_What you are asked to do_
Take the lines from the top down to and including the one with "const y = d3.scaleLinear().domain([-10, 50]).range([height" and repeat them exactly. Omit images.

******

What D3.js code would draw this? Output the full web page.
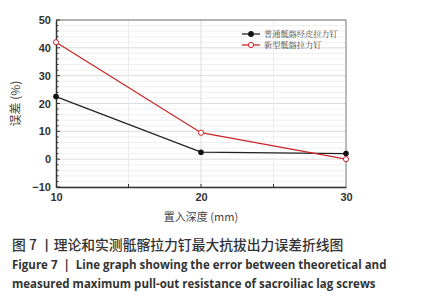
<!DOCTYPE html>
<html>
<head>
<meta charset="utf-8">
<script src="https://cdn.jsdelivr.net/npm/d3@7/dist/d3.min.js"></script>
<style>
  body { margin: 0; background: #fff; }
  svg { display: block; }
</style>
</head>
<body>
<div id="chart"></div>
<script>
// data
const depths = [10, 20, 30];
const seriesNames = ['普通骶髂经皮拉力钉', '新型骶髂拉力钉'];
const normalScrew = [22.5, 2.5, 2];
const newScrew = [42, 9.5, 0];
const yTicks = [-10, 0, 10, 20, 30, 40, 50];
const xTicks = [10, 20, 30];

const width = 425, height = 300;
const margin = { top: 20, right: 79, bottom: 113, left: 56 };

const svg = d3.select('#chart').append('svg')
  .attr('width', width)
  .attr('height', height);

const x = d3.scaleLinear().domain([10, 30]).range([margin.left, width - margin.right]);
const y = d3.scaleLinear().domain([-10, 50]).range([height - margin.bottom, margin.top]);

// minor horizontal grid every 2
const g = svg.append('g');
g.selectAll('.hminor')
  .data(d3.range(-10, 51, 2))
  .enter().append('line')
  .attr('x1', x(10)).attr('x2', x(30))
  .attr('y1', d => y(d)).attr('y2', d => y(d))
  .attr('stroke', d => d % 10 === 0 ? '#dcdcdc' : '#efefef')
  .attr('stroke-width', 1);

// vertical grid
g.selectAll('.vgrid')
  .data([15, 20, 25])
  .enter().append('line')
  .attr('y1', y(-10)).attr('y2', y(50))
  .attr('x1', d => x(d)).attr('x2', d => x(d))
  .attr('stroke', d => d === 20 ? '#dcdcdc' : '#ececec');

// frame (top/right lighter)
svg.append('line').attr('x1', x(10)).attr('x2', x(30)).attr('y1', y(50)).attr('y2', y(50))
  .attr('stroke', '#777').attr('stroke-width', 1);
svg.append('line').attr('x1', x(30)).attr('x2', x(30)).attr('y1', y(50)).attr('y2', y(-10))
  .attr('stroke', '#777').attr('stroke-width', 1);

// axes
const yAxis = svg.append('g')
  .attr('transform', `translate(${margin.left},0)`)
  .call(d3.axisLeft(y).tickValues(yTicks).tickSize(0).tickPadding(5).tickFormat(d3.format('d')));
yAxis.select('.domain').attr('stroke', '#333').attr('stroke-width', 1.5);
yAxis.selectAll('text')
  .style('font-family', 'Liberation Sans, Arial, sans-serif')
  .style('font-size', '11px')
  .style('font-weight', 'bold')
  .attr('fill', '#333');

// minor inner ticks on y axis
svg.append('g').selectAll('line')
  .data(d3.range(-10, 51, 2))
  .enter().append('line')
  .attr('x1', x(10)).attr('x2', d => x(10) + (d % 10 === 0 ? 4 : 2.5))
  .attr('y1', d => y(d)).attr('y2', d => y(d))
  .attr('stroke', '#333');

const xAxis = svg.append('g')
  .attr('transform', `translate(0,${height - margin.bottom})`)
  .call(d3.axisBottom(x).tickValues(xTicks).tickSize(0).tickPadding(6).tickFormat(d3.format('d')));
xAxis.select('.domain').attr('stroke', '#333').attr('stroke-width', 1.5);
xAxis.selectAll('text')
  .style('font-family', 'Liberation Sans, Arial, sans-serif')
  .style('font-size', '11px')
  .style('font-weight', 'bold')
  .attr('fill', '#333');

// small inner ticks on x axis
svg.append('g').selectAll('line')
  .data([15, 20, 25])
  .enter().append('line')
  .attr('x1', d => x(d)).attr('x2', d => x(d))
  .attr('y1', y(-10)).attr('y2', y(-10) - 3)
  .attr('stroke', '#333');

// axis titles
svg.append('text')
  .attr('transform', `translate(20,${(y(50) + y(-10)) / 2}) rotate(-90)`)
  .attr('text-anchor', 'middle')
  .style('font-family', 'Noto Sans CJK SC, sans-serif')
  .style('font-size', '12px')
  .attr('fill', '#444')
  .text('误差 (%)');

svg.append('text')
  .attr('x', x(20)).attr('y', 221)
  .attr('text-anchor', 'middle')
  .style('font-family', 'Noto Sans CJK SC, sans-serif')
  .style('font-size', '11px')
  .attr('fill', '#444')
  .text('置入深度 (mm)');

// lines
const line = d3.line().x((d, i) => x(depths[i])).y(d => y(d));

svg.append('path').datum(normalScrew)
  .attr('d', line).attr('fill', 'none')
  .attr('stroke', '#222').attr('stroke-width', 1.3);
svg.append('path').datum(newScrew)
  .attr('d', line).attr('fill', 'none')
  .attr('stroke', '#c8262a').attr('stroke-width', 1.3);

svg.append('g').selectAll('circle')
  .data(normalScrew)
  .enter().append('circle')
  .attr('cx', (d, i) => x(depths[i])).attr('cy', d => y(d))
  .attr('r', 2.8).attr('fill', '#111');
svg.append('g').selectAll('circle')
  .data(newScrew)
  .enter().append('circle')
  .attr('cx', (d, i) => x(depths[i])).attr('cy', d => y(d))
  .attr('r', 2.6).attr('fill', '#fff').attr('stroke', '#c8262a').attr('stroke-width', 1);

// legend
const legend = svg.append('g').attr('transform', 'translate(242,34)');
const legendColors = ['#222', '#c8262a'];
seriesNames.forEach((name, i) => {
  const row = legend.append('g').attr('transform', `translate(0,${i * 11})`);
  row.append('line').attr('x1', 0).attr('x2', 18).attr('y1', 0).attr('y2', 0)
    .attr('stroke', legendColors[i]).attr('stroke-width', 1.3);
  row.append('circle').attr('cx', 9).attr('cy', 0).attr('r', 2.6)
    .attr('fill', i === 0 ? '#111' : '#fff')
    .attr('stroke', legendColors[i]).attr('stroke-width', 1);
  row.append('text').attr('x', 22).attr('y', 3)
    .style('font-family', 'Noto Serif CJK SC, Noto Sans CJK SC, serif')
    .style('font-size', '8.2px')
    .attr('fill', '#444')
    .text(name);
});

// caption
svg.append('text')
  .attr('x', 12).attr('y', 250)
  .style('font-family', 'Noto Sans CJK SC, sans-serif')
  .style('font-size', '13.8px')
  .style('font-weight', 500)
  .attr('fill', '#333')
  .text('图 7 丨理论和实测骶髂拉力钉最大抗拔出力误差折线图');

const capLines = [
  'Figure 7 \u00a0| \u00a0Line graph showing the error between theoretical and',
  'measured maximum pull-out resistance of sacroiliac lag screws'
];
capLines.forEach((t, i) => {
  svg.append('text')
    .attr('x', 12).attr('y', 269 + i * 19)
    .style('font-family', 'Open Sans, sans-serif')
    .style('font-size', '11.5px')
    .style('font-weight', 'bold')
    .attr('fill', '#333')
    .text(t);
});
</script>
</body>
</html>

******

_Output below_
What D3.js code would draw this? Output the full web page.
<!DOCTYPE html>
<html>
<head>
<meta charset="utf-8">
<script src="https://cdn.jsdelivr.net/npm/d3@7/dist/d3.min.js"></script>
<style>
  body { margin: 0; background: #fff; }
  svg { display: block; }
</style>
</head>
<body>
<div id="chart"></div>
<script>
// data
const depths = [10, 20, 30];
const seriesNames = ['普通骶髂经皮拉力钉', '新型骶髂拉力钉'];
const normalScrew = [22.5, 2.5, 2];
const newScrew = [42, 9.5, 0];
const yTicks = [-10, 0, 10, 20, 30, 40, 50];
const xTicks = [10, 20, 30];

const width = 425, height = 300;
const margin = { top: 20, right: 79, bottom: 113, left: 56 };

const svg = d3.select('#chart').append('svg')
  .attr('width', width)
  .attr('height', height);

const x = d3.scaleLinear().domain([10, 30]).range([margin.left, width - margin.right]);
const y = d3.scaleLinear().domain([-10, 50]).range([height - margin.bottom, margin.top]);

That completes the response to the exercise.